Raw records
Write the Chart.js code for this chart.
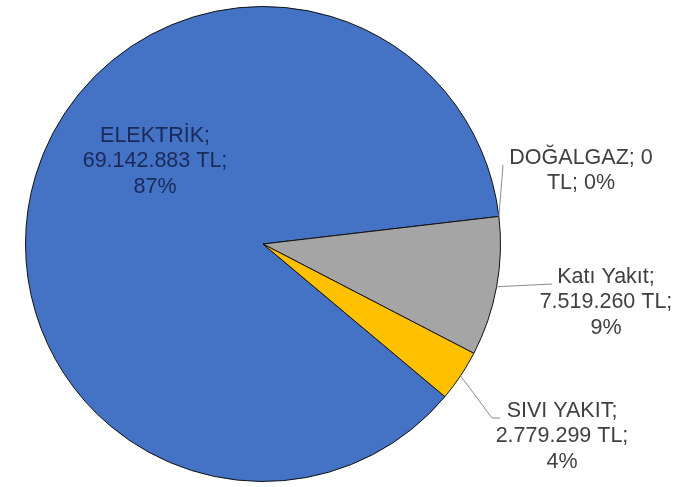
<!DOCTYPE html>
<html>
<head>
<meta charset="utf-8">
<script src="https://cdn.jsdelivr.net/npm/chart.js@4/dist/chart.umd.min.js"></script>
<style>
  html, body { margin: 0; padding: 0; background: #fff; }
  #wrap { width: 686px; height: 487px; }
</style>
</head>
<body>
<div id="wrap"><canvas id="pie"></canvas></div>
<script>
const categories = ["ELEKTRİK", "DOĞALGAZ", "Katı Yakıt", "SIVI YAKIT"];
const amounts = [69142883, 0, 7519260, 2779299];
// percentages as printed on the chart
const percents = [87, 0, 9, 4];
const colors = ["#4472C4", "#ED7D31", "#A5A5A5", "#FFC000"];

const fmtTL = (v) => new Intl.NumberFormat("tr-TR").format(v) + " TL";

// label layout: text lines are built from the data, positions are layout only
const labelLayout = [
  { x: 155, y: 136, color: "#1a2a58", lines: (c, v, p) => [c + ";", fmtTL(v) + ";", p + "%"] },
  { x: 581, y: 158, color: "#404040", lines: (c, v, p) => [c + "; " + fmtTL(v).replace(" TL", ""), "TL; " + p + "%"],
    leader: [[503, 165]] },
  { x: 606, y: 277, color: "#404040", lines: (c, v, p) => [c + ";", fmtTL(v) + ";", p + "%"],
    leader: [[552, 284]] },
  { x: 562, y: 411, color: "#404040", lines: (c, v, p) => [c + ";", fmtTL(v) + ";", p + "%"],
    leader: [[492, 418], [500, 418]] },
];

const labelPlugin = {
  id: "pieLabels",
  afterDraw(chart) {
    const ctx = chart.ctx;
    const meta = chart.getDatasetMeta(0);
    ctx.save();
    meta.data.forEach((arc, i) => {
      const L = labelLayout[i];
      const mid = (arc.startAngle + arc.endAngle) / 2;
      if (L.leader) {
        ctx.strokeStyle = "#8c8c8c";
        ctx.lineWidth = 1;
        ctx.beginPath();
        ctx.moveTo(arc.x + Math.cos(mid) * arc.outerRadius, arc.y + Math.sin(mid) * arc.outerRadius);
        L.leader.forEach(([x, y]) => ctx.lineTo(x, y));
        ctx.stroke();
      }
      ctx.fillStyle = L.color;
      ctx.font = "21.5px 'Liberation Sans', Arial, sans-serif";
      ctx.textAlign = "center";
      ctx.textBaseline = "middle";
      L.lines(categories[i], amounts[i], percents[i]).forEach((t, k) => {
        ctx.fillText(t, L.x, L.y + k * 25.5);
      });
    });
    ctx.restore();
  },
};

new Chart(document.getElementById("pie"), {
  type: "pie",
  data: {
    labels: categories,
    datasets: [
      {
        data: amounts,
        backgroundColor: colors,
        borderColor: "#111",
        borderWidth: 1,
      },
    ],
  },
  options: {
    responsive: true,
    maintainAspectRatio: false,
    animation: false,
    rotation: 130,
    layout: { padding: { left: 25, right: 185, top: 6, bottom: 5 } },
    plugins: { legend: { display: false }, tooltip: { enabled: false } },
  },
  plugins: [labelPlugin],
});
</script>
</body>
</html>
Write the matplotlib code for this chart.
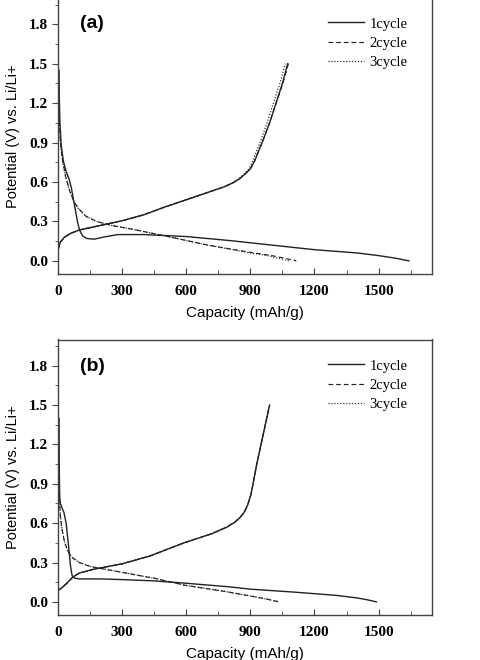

▶ What you will do
Point out every line holding the string "this" and copy it.

▶ Exercise result
Write the Chart.js code for this chart.
Write the matplotlib code for this chart.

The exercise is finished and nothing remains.